EXERCISE REQUIREMENTS → Find the string "this" in the records. Copy every line it appears in.

LISTED RECORDS →
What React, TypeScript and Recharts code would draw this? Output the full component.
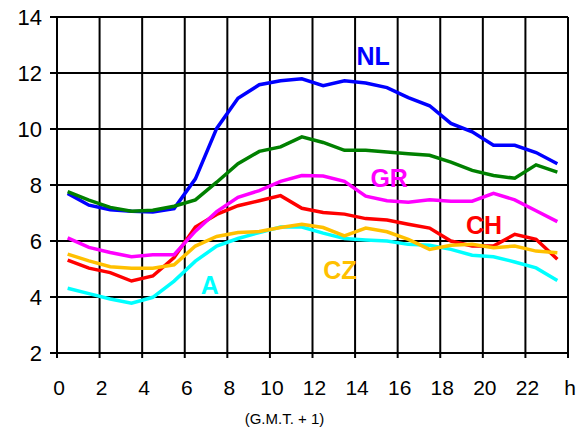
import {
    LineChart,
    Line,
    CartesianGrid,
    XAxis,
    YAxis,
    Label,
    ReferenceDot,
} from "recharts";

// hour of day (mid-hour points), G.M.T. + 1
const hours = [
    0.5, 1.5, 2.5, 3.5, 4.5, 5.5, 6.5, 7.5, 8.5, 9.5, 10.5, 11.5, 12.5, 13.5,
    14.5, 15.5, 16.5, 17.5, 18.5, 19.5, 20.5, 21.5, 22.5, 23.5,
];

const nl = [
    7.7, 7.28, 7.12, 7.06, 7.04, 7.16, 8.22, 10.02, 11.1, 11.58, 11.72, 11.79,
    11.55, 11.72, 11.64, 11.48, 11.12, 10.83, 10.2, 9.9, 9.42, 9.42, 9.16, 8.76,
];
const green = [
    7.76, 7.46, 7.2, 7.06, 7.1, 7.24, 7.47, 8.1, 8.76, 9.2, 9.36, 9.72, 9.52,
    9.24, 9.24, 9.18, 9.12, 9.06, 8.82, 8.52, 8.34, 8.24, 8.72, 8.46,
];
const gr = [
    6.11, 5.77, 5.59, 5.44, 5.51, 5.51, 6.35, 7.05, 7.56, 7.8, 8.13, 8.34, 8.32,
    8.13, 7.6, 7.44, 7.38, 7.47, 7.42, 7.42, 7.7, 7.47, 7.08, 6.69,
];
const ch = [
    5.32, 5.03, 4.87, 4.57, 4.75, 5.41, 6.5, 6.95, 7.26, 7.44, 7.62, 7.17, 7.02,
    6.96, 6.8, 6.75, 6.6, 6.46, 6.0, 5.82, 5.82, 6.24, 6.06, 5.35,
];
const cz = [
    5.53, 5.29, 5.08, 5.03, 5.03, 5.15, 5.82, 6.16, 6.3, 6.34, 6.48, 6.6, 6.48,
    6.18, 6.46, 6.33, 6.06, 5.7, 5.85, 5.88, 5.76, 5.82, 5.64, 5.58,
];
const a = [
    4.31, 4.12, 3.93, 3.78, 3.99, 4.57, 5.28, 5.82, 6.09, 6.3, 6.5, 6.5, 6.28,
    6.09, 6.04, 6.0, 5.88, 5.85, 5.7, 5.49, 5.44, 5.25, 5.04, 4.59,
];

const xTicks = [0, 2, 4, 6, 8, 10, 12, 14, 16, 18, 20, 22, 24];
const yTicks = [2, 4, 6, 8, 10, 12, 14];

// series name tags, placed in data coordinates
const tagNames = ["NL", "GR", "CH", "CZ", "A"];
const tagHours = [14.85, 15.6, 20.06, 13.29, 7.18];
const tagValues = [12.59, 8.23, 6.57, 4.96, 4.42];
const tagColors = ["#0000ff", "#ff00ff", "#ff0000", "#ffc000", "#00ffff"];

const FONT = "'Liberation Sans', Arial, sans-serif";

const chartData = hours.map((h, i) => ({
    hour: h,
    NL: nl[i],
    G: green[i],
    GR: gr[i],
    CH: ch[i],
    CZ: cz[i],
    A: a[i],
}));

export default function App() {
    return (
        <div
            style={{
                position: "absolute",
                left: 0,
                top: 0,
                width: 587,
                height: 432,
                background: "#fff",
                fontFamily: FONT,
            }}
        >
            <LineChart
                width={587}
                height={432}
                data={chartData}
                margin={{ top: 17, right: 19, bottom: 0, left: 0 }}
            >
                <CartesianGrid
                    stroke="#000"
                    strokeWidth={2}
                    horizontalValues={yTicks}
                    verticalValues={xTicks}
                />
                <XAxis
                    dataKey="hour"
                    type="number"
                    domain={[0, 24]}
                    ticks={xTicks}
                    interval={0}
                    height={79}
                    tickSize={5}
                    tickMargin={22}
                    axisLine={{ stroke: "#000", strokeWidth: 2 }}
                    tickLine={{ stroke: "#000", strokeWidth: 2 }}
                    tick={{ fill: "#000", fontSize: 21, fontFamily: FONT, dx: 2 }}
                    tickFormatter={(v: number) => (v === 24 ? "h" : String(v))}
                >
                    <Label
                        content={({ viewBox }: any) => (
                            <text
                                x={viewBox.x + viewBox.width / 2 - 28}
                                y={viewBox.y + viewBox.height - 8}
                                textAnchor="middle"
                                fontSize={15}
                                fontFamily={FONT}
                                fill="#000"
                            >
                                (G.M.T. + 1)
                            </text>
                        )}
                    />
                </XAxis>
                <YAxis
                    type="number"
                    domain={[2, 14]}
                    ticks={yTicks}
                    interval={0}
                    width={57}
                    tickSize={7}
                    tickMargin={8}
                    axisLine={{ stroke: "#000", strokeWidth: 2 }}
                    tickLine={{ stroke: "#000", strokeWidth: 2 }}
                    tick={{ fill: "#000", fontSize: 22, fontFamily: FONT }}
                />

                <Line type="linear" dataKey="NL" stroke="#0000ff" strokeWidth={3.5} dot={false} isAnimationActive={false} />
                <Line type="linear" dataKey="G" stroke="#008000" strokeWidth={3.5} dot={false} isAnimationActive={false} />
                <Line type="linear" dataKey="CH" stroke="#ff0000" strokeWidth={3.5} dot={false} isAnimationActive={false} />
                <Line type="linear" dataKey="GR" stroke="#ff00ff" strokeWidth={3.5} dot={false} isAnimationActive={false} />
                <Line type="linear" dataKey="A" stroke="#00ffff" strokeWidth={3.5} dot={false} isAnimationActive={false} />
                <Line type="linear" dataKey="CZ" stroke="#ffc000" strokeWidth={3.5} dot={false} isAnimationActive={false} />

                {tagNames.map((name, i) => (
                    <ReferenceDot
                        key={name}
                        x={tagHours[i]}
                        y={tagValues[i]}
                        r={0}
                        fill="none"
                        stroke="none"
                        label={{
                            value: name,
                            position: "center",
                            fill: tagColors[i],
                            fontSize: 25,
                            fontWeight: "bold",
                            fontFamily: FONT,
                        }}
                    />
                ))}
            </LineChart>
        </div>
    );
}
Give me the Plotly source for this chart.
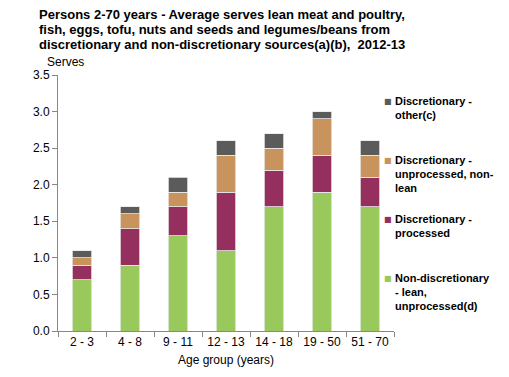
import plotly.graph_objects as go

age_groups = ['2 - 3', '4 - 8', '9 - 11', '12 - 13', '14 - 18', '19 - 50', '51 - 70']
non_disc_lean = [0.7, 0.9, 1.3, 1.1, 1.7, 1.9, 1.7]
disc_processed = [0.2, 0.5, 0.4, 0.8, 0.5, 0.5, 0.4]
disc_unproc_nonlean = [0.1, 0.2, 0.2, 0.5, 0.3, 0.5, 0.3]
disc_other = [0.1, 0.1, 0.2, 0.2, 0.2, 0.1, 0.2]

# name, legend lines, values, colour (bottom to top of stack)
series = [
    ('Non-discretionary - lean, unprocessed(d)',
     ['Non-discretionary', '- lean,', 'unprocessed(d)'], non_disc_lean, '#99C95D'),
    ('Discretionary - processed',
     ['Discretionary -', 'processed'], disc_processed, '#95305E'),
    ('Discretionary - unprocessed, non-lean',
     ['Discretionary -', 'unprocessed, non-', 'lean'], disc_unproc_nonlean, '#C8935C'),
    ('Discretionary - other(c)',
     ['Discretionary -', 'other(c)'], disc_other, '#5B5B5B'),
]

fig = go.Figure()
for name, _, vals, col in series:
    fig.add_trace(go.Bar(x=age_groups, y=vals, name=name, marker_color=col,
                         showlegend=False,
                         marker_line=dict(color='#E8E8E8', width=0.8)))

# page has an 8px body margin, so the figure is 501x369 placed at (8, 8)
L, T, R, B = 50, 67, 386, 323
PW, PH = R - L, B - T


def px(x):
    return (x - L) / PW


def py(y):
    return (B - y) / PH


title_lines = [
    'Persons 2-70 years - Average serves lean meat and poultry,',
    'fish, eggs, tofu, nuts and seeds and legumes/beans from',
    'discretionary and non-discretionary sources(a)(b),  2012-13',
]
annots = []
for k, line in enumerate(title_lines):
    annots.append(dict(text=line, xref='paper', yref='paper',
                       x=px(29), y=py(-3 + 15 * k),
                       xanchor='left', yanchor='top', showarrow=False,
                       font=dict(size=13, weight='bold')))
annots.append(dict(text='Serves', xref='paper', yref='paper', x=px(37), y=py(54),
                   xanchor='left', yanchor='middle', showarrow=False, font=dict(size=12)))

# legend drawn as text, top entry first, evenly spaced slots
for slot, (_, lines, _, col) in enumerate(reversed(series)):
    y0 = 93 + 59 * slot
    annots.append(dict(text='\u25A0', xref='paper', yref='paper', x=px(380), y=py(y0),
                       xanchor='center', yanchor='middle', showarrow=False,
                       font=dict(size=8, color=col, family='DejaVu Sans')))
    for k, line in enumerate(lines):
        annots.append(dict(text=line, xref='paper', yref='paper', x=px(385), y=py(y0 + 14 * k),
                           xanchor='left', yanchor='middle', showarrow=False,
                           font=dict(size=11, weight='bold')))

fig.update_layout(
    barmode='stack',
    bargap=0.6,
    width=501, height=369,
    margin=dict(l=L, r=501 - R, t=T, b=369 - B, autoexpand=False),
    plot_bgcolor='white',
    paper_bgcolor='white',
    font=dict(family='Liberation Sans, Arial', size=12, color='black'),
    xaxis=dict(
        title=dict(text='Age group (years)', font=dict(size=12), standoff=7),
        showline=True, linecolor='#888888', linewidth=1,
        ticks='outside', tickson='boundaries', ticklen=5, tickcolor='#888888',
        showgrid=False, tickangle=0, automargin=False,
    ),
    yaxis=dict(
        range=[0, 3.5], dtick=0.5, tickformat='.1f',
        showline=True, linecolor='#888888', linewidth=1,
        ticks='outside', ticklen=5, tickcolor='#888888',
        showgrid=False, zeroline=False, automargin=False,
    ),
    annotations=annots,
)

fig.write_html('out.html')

THE COMPLETED TASK →
What React, TypeScript and Recharts code would draw this? Output the full component.
Give me the Plotly source for this chart.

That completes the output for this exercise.